> _TASK GOAL_: Print exactly the lines running from the one that holds "Generate a component" through the one that holds "import * as", please, and leave the pictures out.

> _STORED DATA_:
=======

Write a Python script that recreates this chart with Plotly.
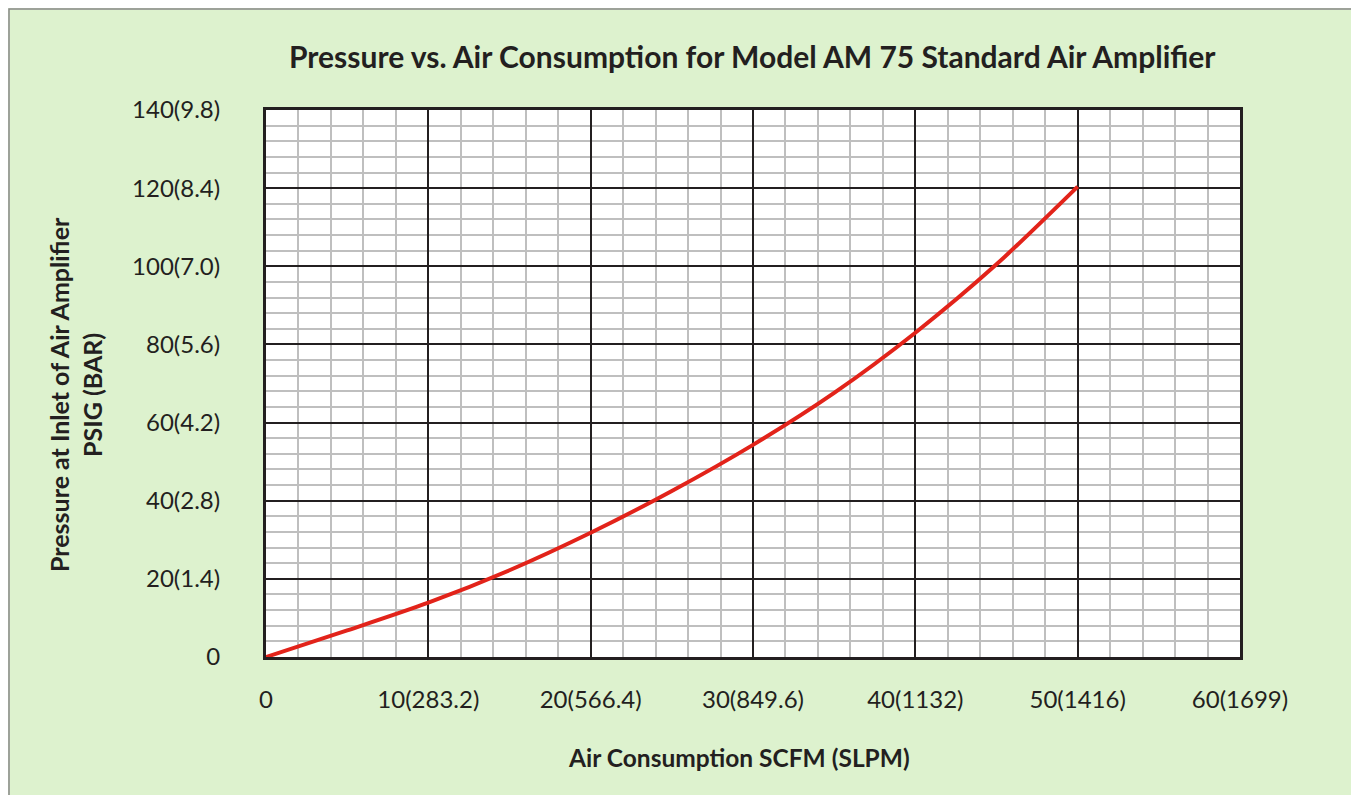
import plotly.graph_objects as go

# Data
scfm = [0, 5, 10, 15, 20, 25, 30, 35, 40, 45, 50]
psig = [0, 6.8, 13.9, 22.2, 31.8, 42.5, 54.3, 67.6, 83.0, 100.5, 120.4]

x_tickvals = [0, 10, 20, 30, 40, 50, 60]
x_ticktext = ["0", "10(283.2)", "20(566.4)", "30(849.6)", "40(1132)", "50(1416)", "60(1699)"]
y_tickvals = [0, 20, 40, 60, 80, 100, 120, 140]
y_ticktext = ["0", "20(1.4)", "40(2.8)", "60(4.2)", "80(5.6)", "100(7.0)", "120(8.4)", "140(9.8)"]

title_text = "Pressure vs. Air Consumption for Model AM 75 Standard Air Amplifier"
x_title = "Air Consumption SCFM (SLPM)"
y_title = "Pressure at Inlet of Air Amplifier<br>PSIG (BAR)"

FONT = "Lato"
DARK = "#231F20"
BG = "#DDF2CE"

OFF = 8  # page body margin
L, R, T, B = 266 - OFF, 1240 - OFF, 110 - OFF, 657 - OFF
W, H = 1359 - OFF, 795 - OFF
PW, PH = R - L, B - T

fig = go.Figure()
fig.add_trace(go.Scatter(
    x=scfm, y=psig, mode="lines",
    line=dict(color="#E2231A", width=4, shape="spline", smoothing=0.8),
    showlegend=False, hoverinfo="skip",
))

fig.update_layout(
    width=W, height=H,
    paper_bgcolor=BG, plot_bgcolor="white",
    margin=dict(l=L, r=W - R, t=T, b=H - B),
    font=dict(family=FONT, color=DARK, size=24),
    showlegend=False,
)

fig.update_xaxes(
    range=[0, 60], tickvals=x_tickvals, ticktext=x_ticktext,
    showgrid=True, gridcolor=DARK, gridwidth=1.5,
    minor=dict(dtick=2, showgrid=True, gridcolor="#BFBFBF", gridwidth=2),
    showline=True, linecolor=DARK, linewidth=3, mirror=True,
    zeroline=False, ticks="", ticklabelstandoff=19,
    tickfont=dict(family=FONT, size=24, color=DARK),
)
fig.update_yaxes(
    range=[0, 140], tickvals=y_tickvals, ticktext=y_ticktext,
    showgrid=True, gridcolor=DARK, gridwidth=1.5,
    minor=dict(dtick=4, showgrid=True, gridcolor="#BFBFBF", gridwidth=2),
    showline=True, linecolor=DARK, linewidth=3, mirror=True,
    zeroline=False, ticks="", ticklabelstandoff=38,
    tickfont=dict(family=FONT, size=24, color=DARK),
)

def px_x(px):
    return (px - OFF - L) / PW

def px_y(py):
    return (B - (py - OFF)) / PH

fig.add_annotation(
    text=f"<b>{title_text}</b>", xref="paper", yref="paper",
    x=px_x(752), y=px_y(56),
    showarrow=False, font=dict(family=FONT, size=30, color=DARK),
    xanchor="center", yanchor="middle",
)
fig.add_annotation(
    text=f"<b>{x_title}</b>", xref="paper", yref="paper",
    x=px_x(739), y=px_y(757),
    showarrow=False, font=dict(family=FONT, size=24.5, color=DARK),
    xanchor="center", yanchor="middle",
)
fig.add_annotation(
    text=f"<b>{y_title}</b>", xref="paper", yref="paper",
    x=px_x(75), y=px_y(395),
    showarrow=False, textangle=-90, font=dict(family=FONT, size=25, color=DARK),
    xanchor="center", yanchor="middle",
)

# page border
fig.add_shape(
    type="rect", xref="paper", yref="paper",
    x0=px_x(9), x1=px_x(1357), y0=px_y(810), y1=px_y(9),
    line=dict(color="#888888", width=1.5), fillcolor="rgba(0,0,0,0)", layer="below",
)

fig.write_html("out.html")
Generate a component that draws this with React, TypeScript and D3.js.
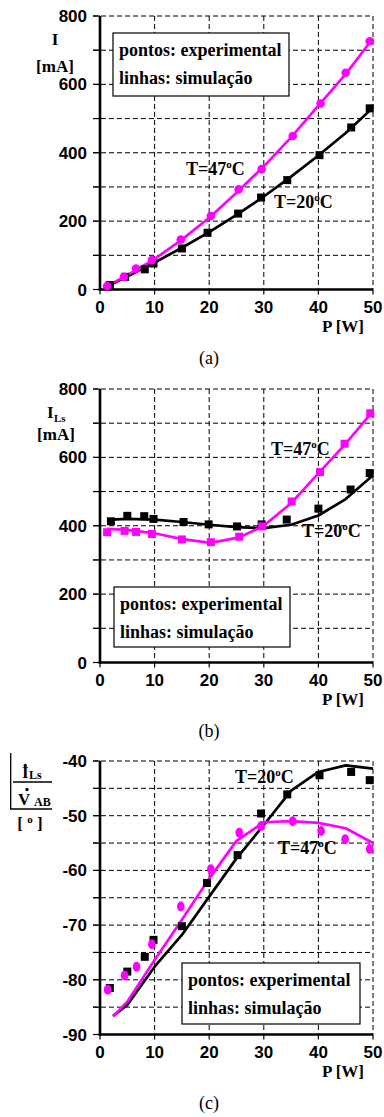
import React from "react";
import * as d3 from "d3";

// Shared axis values
const P_TICKS = [0, 10, 20, 30, 40, 50];
const P_GRID = [10, 20, 30, 40, 50];
const I_TICKS = [0, 200, 400, 600, 800];
const I_GRID = [100, 200, 300, 400, 500, 600, 700, 800];
const PH_TICKS = [-90, -80, -70, -60, -50, -40];
const PH_GRID = [-85, -80, -75, -70, -65, -60, -55, -50, -45, -40];

// (a) lamp current I [mA]
const A_P20_EXP = [1.8, 4.6, 8.2, 9.8, 15, 19.7, 25.3, 29.5, 34.3, 40.2, 46, 49.4];
const A_I20_EXP = [13, 37, 59, 76, 120, 166, 222, 269, 320, 393, 474, 530];
const A_P20_SIM = [1.8, 5, 10, 15, 20, 25, 30, 35, 40, 45, 50];
const A_I20_SIM = [13, 38, 79, 122, 168, 218, 272, 330, 392, 458, 532];
const A_P47_EXP = [1.3, 4.4, 6.6, 9.5, 14.8, 20.3, 25.4, 29.6, 35.3, 40.4, 45, 49.4];
const A_I47_EXP = [10, 37, 61, 86, 146, 215, 293, 352, 449, 544, 634, 726];
const A_P47_SIM = [1.3, 5, 10, 15, 20, 25, 30, 35, 40, 45, 50];
const A_I47_SIM = [10, 42, 89, 146, 210, 283, 360, 445, 538, 630, 735];

// (b) inductor current I_Ls [mA]
const B_P20_EXP = [2, 5, 8.1, 9.8, 15.3, 19.9, 25.1, 29.6, 34.2, 40, 45.9, 49.4];
const B_I20_EXP = [413, 429, 428, 420, 411, 404, 398, 404, 418, 450, 506, 554];
const B_P20_SIM = [2, 5, 10, 15, 20, 25, 30, 35, 40, 45, 50];
const B_I20_SIM = [418, 420, 418, 411, 403, 396, 393, 403, 430, 478, 548];
const B_P47_EXP = [1.3, 4.5, 6.6, 9.5, 15, 20.3, 25.5, 29.7, 35.1, 40.3, 44.8, 49.5];
const B_I47_EXP = [381, 385, 382, 376, 360, 352, 368, 398, 471, 557, 640, 729];
const B_P47_SIM = [1.3, 5, 10, 15, 20.3, 25.5, 30, 35, 40, 45, 50];
const B_I47_SIM = [391, 388, 378, 361, 350, 366, 400, 466, 553, 640, 735];

// (c) phase angle of I_Ls / V_AB [degrees]
const C_P20_EXP = [1.8, 5, 8.2, 9.8, 15, 19.6, 25.2, 29.5, 34.3, 40.2, 46, 49.4];
const C_V20_EXP = [-81.5, -78.5, -75.8, -72.7, -70.2, -62.3, -57.2, -49.6, -46.1, -42.6, -42, -43.5];
const C_P20_SIM = [2.4, 5, 10, 15, 20, 25, 30, 35, 40, 45, 50];
const C_V20_SIM = [-86.6, -84.6, -77.6, -71.8, -64.8, -57.8, -51.7, -45.4, -42, -40.8, -41.4];
const C_P47_EXP = [1.4, 4.5, 6.7, 9.5, 14.8, 20.3, 25.5, 29.5, 35.3, 40.5, 44.9, 49.4];
const C_V47_EXP = [-81.8, -79.2, -77.6, -73.5, -66.6, -59.8, -53.1, -51.9, -51, -52.8, -54.3, -56.1];
const C_P47_SIM = [2.4, 5, 10, 15, 20, 25, 30, 35, 40, 45, 50];
const C_V47_SIM = [-86.7, -84, -76.4, -69, -61.5, -54.6, -51.2, -51, -51.3, -52.3, -55];

const MAGENTA = "#ff00ff";
const SANS = "'Liberation Sans', Arial, sans-serif";
const SERIF = "'Liberation Serif', 'Times New Roman', serif";

const LEFT = 100;
const RIGHT = 373;
const PLOT_H = 273.5;

type Pt = [number, number];
const zip = (xs: number[], ys: number[]): Pt[] => xs.map((x, i) => [x, ys[i]]);

type Series = {
  color: string;
  marker: "square" | "circle" | "ellipse";
  exp: Pt[];
  sim: Pt[];
};

type PanelProps = {
  top: number;
  yDomain: [number, number];
  yTicks: number[];
  yGrid: number[];
  series: Series[];
  legend: { dx: number; dy: number; w: number; h: number };
  tLabels: { text: string; dx: number; dy: number }[];
  caption: string;
  yLabel: React.ReactNode;
};

function TLabel({ x, y, text }: { x: number; y: number; text: string }) {
  return (
    <text x={x} y={y} fontFamily={SERIF} fontWeight="bold" fontSize={18}>
      {"T=" + text}
      <tspan fontSize={11} dy={-7}>o</tspan>
      <tspan dy={7}>C</tspan>
    </text>
  );
}

function Panel(props: PanelProps) {
  const { top, yDomain, yTicks, yGrid, series, legend, tLabels, caption, yLabel } = props;
  const bottom = top + PLOT_H;
  const x = d3.scaleLinear().domain([0, 50]).range([LEFT, RIGHT]);
  const y = d3.scaleLinear().domain(yDomain).range([bottom, top]);
  const line = d3
    .line<Pt>()
    .x((d) => x(d[0]))
    .y((d) => y(d[1]));

  return (
    <g>
      {/* dashed grid */}
      {yGrid.map((v) => (
        <line key={"h" + v} x1={LEFT - 7} x2={RIGHT} y1={y(v)} y2={y(v)}
          stroke="#000" strokeWidth={1} strokeDasharray="5,3" />
      ))}
      {P_GRID.map((v) => (
        <line key={"v" + v} x1={x(v)} x2={x(v)} y1={top} y2={bottom}
          stroke="#000" strokeWidth={1} strokeDasharray="5,3" />
      ))}
      {/* outward ticks */}
      {yGrid.concat([yDomain[0]]).map((v) => (
        <line key={"yt" + v} x1={LEFT - 7} x2={LEFT} y1={y(v)} y2={y(v)} stroke="#000" strokeWidth={1.2} />
      ))}
      {P_TICKS.map((v) => (
        <line key={"xt" + v} x1={x(v)} x2={x(v)} y1={bottom} y2={bottom + 5} stroke="#000" strokeWidth={1.2} />
      ))}
      {/* axes */}
      <line x1={LEFT} x2={LEFT} y1={top} y2={bottom + 1.2} stroke="#000" strokeWidth={2.6} />
      <line x1={LEFT - 1.2} x2={RIGHT} y1={bottom} y2={bottom} stroke="#000" strokeWidth={2.6} />

      {/* tick labels */}
      {yTicks.map((v) => (
        <text key={"yl" + v} x={87} y={y(v) + 6} textAnchor="end"
          fontFamily={SANS} fontWeight="bold" fontSize={17}>{v}</text>
      ))}
      {P_TICKS.map((v) => (
        <text key={"xl" + v} x={x(v)} y={bottom + 23} textAnchor="middle"
          fontFamily={SANS} fontWeight="bold" fontSize={17}>{v}</text>
      ))}
      <text x={343} y={bottom + 42} textAnchor="middle" fontFamily={SERIF} fontWeight="bold" fontSize={17}>
        P [W]
      </text>

      {/* legend box */}
      <rect x={LEFT + legend.dx} y={top + legend.dy} width={legend.w} height={legend.h}
        fill="#fff" stroke="#000" strokeWidth={1.2} />
      <text x={LEFT + legend.dx + 6} y={top + legend.dy + 23} fontFamily={SERIF} fontWeight="bold" fontSize={18}>
        pontos: experimental
      </text>
      <text x={LEFT + legend.dx + 6} y={top + legend.dy + 51} fontFamily={SERIF} fontWeight="bold" fontSize={18}>
        linhas: simulação
      </text>

      {/* simulated curves */}
      {series.map((s, i) => (
        <path key={"sim" + i} d={line(s.sim) || ""} fill="none" stroke={s.color} strokeWidth={2.7}
          strokeLinejoin="round" />
      ))}
      {/* measured points */}
      {series.map((s, i) =>
        s.exp.map((d, j) =>
          s.marker === "square" ? (
            <rect key={"e" + i + "-" + j} x={x(d[0]) - 4} y={y(d[1]) - 4} width={8} height={8} fill={s.color} />
          ) : (
            <ellipse key={"e" + i + "-" + j} cx={x(d[0])} cy={y(d[1])}
              rx={s.marker === "circle" ? 4.3 : 3.8} ry={s.marker === "circle" ? 4.3 : 5} fill={s.color} />
          )
        )
      )}

      {tLabels.map((t, i) => (
        <TLabel key={"t" + i} x={t.dx} y={top + t.dy} text={t.text} />
      ))}

      {yLabel}

      <text x={209} y={bottom + 74} textAnchor="middle" fontFamily={SERIF} fontSize={18}>
        {caption}
      </text>
    </g>
  );
}

export default function App() {
  const topA = 16;
  const topB = 389;
  const topC = 761;

  const labelA = (
    <g fontFamily={SERIF} fontWeight="bold" fontSize={17} textAnchor="middle">
      <text x={55} y={topA + 29}>I</text>
      <text x={55} y={topA + 56}>[mA]</text>
    </g>
  );
  const labelB = (
    <g fontFamily={SERIF} fontWeight="bold" fontSize={17}>
      <text x={47} y={topB + 29}>I</text>
      <text x={54} y={topB + 33} fontSize={11}>Ls</text>
      <text x={56} y={topB + 51} textAnchor="middle">[mA]</text>
    </g>
  );
  const labelC = (
    <g fontFamily={SERIF} fontWeight="bold" fontSize={17}>
      <line x1={10.7} x2={10.7} y1={753} y2={809} stroke="#000" strokeWidth={1.3} />
      <line x1={10} x2={52} y1={809} y2={809} stroke="#000" strokeWidth={1.3} />
      <line x1={13} x2={52} y1={782} y2={782} stroke="#000" strokeWidth={1.3} />
      <text x={22} y={778}>I</text>
      <circle cx={25.3} cy={765.5} r={1.7} fill="#000" />
      <text x={29} y={779} fontSize={12}>Ls</text>
      <text x={18} y={805}>V</text>
      <circle cx={27} cy={789.5} r={1.7} fill="#000" />
      <text x={34} y={806} fontSize={12}>AB</text>
      <text x={30} y={829} textAnchor="middle" fontSize={17}>
        [ <tspan fontSize={11} dy={-6}>o</tspan><tspan dy={6}> ]</tspan>
      </text>
    </g>
  );

  return (
    <svg width={384} height={1117} style={{ position: "absolute", left: 0, top: 0, background: "#fff" }}>
      <rect x={0} y={0} width={384} height={1117} fill="#fff" />
      <Panel
        top={topA}
        yDomain={[0, 800]}
        yTicks={I_TICKS}
        yGrid={I_GRID}
        series={[
          { color: "#000", marker: "square", exp: zip(A_P20_EXP, A_I20_EXP), sim: zip(A_P20_SIM, A_I20_SIM) },
          { color: MAGENTA, marker: "circle", exp: zip(A_P47_EXP, A_I47_EXP), sim: zip(A_P47_SIM, A_I47_SIM) },
        ]}
        legend={{ dx: 13, dy: 17, w: 176, h: 63 }}
        tLabels={[
          { text: "47", dx: 186, dy: 159 },
          { text: "20", dx: 274, dy: 192 },
        ]}
        caption="(a)"
        yLabel={labelA}
      />
      <Panel
        top={topB}
        yDomain={[0, 800]}
        yTicks={I_TICKS}
        yGrid={I_GRID}
        series={[
          { color: "#000", marker: "square", exp: zip(B_P20_EXP, B_I20_EXP), sim: zip(B_P20_SIM, B_I20_SIM) },
          { color: MAGENTA, marker: "square", exp: zip(B_P47_EXP, B_I47_EXP), sim: zip(B_P47_SIM, B_I47_SIM) },
        ]}
        legend={{ dx: 14, dy: 198, w: 176, h: 60 }}
        tLabels={[
          { text: "47", dx: 271, dy: 66 },
          { text: "20", dx: 302, dy: 148 },
        ]}
        caption="(b)"
        yLabel={labelB}
      />
      <Panel
        top={topC}
        yDomain={[-90, -40]}
        yTicks={PH_TICKS}
        yGrid={PH_GRID}
        series={[
          { color: "#000", marker: "square", exp: zip(C_P20_EXP, C_V20_EXP), sim: zip(C_P20_SIM, C_V20_SIM) },
          { color: MAGENTA, marker: "ellipse", exp: zip(C_P47_EXP, C_V47_EXP), sim: zip(C_P47_SIM, C_V47_SIM) },
        ]}
        legend={{ dx: 82, dy: 202, w: 178, h: 61 }}
        tLabels={[
          { text: "20", dx: 235, dy: 22 },
          { text: "47", dx: 278, dy: 93 },
        ]}
        caption="(c)"
        yLabel={labelC}
      />
    </svg>
  );
}
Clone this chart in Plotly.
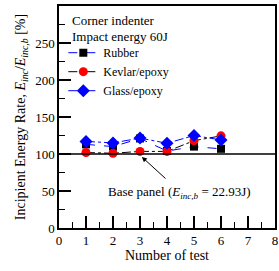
import plotly.graph_objects as go

tests = [1, 2, 3, 4, 5, 6]
rubber = [113, 110, 121, 104, 110, 107]
kevlar = [102, 101, 103.5, 103.5, 118, 124.5]
glass = [117, 115, 121.5, 114.5, 125, 119]
base_value = 100
FONT = "Liberation Serif, Times New Roman, serif"

fig = go.Figure()
fig.add_trace(go.Scatter(x=tests, y=rubber, name="Rubber", mode="lines+markers",
                         line=dict(color="blue", dash="dash", width=1),
                         marker=dict(symbol="square", color="black", size=8)))
fig.add_trace(go.Scatter(x=tests, y=kevlar, name="Kevlar/epoxy", mode="lines+markers",
                         line=dict(color="black", dash="dashdot", width=1),
                         marker=dict(symbol="circle", color="red", size=9)))
fig.add_trace(go.Scatter(x=tests, y=glass, name="Glass/epoxy", mode="lines+markers",
                         line=dict(color="blue", dash="dashdot", width=1),
                         marker=dict(symbol="diamond", color="blue", size=10)))

fig.add_shape(type="line", xref="paper", x0=0, x1=1, yref="y", y0=base_value, y1=base_value,
              line=dict(color="black", width=1.5))

fig.add_annotation(x=3.07, y=96, ax=4.0, ay=65, axref="x", ayref="y",
                   xref="x", yref="y", text="", showarrow=True, arrowhead=2,
                   arrowsize=1, arrowwidth=1, arrowcolor="black")
fig.add_annotation(x=1.74, y=48.6, xref="x", yref="y", xanchor="left", yanchor="middle",
                   text="Base panel (<i>E</i><sub><i>inc,b</i></sub> = 22.93J)",
                   showarrow=False, font=dict(family=FONT, size=13, color="black"))
fig.add_annotation(x=0.05, y=0.934, xref="paper", yref="paper", xanchor="left", yanchor="middle",
                   text="Corner indenter", showarrow=False,
                   font=dict(family=FONT, size=13, color="black"))
fig.add_annotation(x=0.05, y=0.862, xref="paper", yref="paper", xanchor="left", yanchor="middle",
                   text="Impact energy 60J", showarrow=False,
                   font=dict(family=FONT, size=13, color="black"))

fig.update_layout(
    width=279, height=271,
    margin=dict(l=59, r=4, t=6, b=43, autoexpand=False),
    paper_bgcolor="white", plot_bgcolor="white",
    font=dict(family=FONT, size=13, color="black"),
    showlegend=True,
    legend=dict(x=0.02, y=0.855, xanchor="left", yanchor="top", bgcolor="rgba(0,0,0,0)",
                font=dict(family=FONT, size=12), itemwidth=30, tracegroupgap=0),
    xaxis=dict(range=[0, 8], dtick=1, ticks="inside", ticklen=12, tickwidth=1.5,
               tickcolor="black", showline=True, linecolor="black", linewidth=1.5,
               mirror=True, showgrid=False, zeroline=False, automargin=False,
               minor=dict(dtick=0.5, ticks="inside", ticklen=6, tickwidth=1, tickcolor="black"),
               title=dict(text="Number of test", standoff=2, font=dict(size=14))),
    yaxis=dict(range=[0, 300], dtick=50, ticks="inside", ticklen=12, tickwidth=1.5,
               tickcolor="black", showline=True, linecolor="black", linewidth=1.5,
               mirror=True, showgrid=False, zeroline=False, automargin=False,
               minor=dict(dtick=25, ticks="inside", ticklen=6, tickwidth=1, tickcolor="black"),
               title=dict(text="Incipient Energy Rate, <i>E</i><sub><i>inc</i></sub>/<i>E</i><sub><i>inc,b</i></sub> [%]",
                          standoff=6, font=dict(size=14))),
)

fig.write_html("out.html", config={"displayModeBar": False},
               post_script="document.body.style.margin='0';document.body.style.overflow='hidden';")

=======

> _EXERCISE SOLUTION_:
Generate a component that draws this with React, TypeScript and D3.js.
import React from "react";
import * as d3 from "d3";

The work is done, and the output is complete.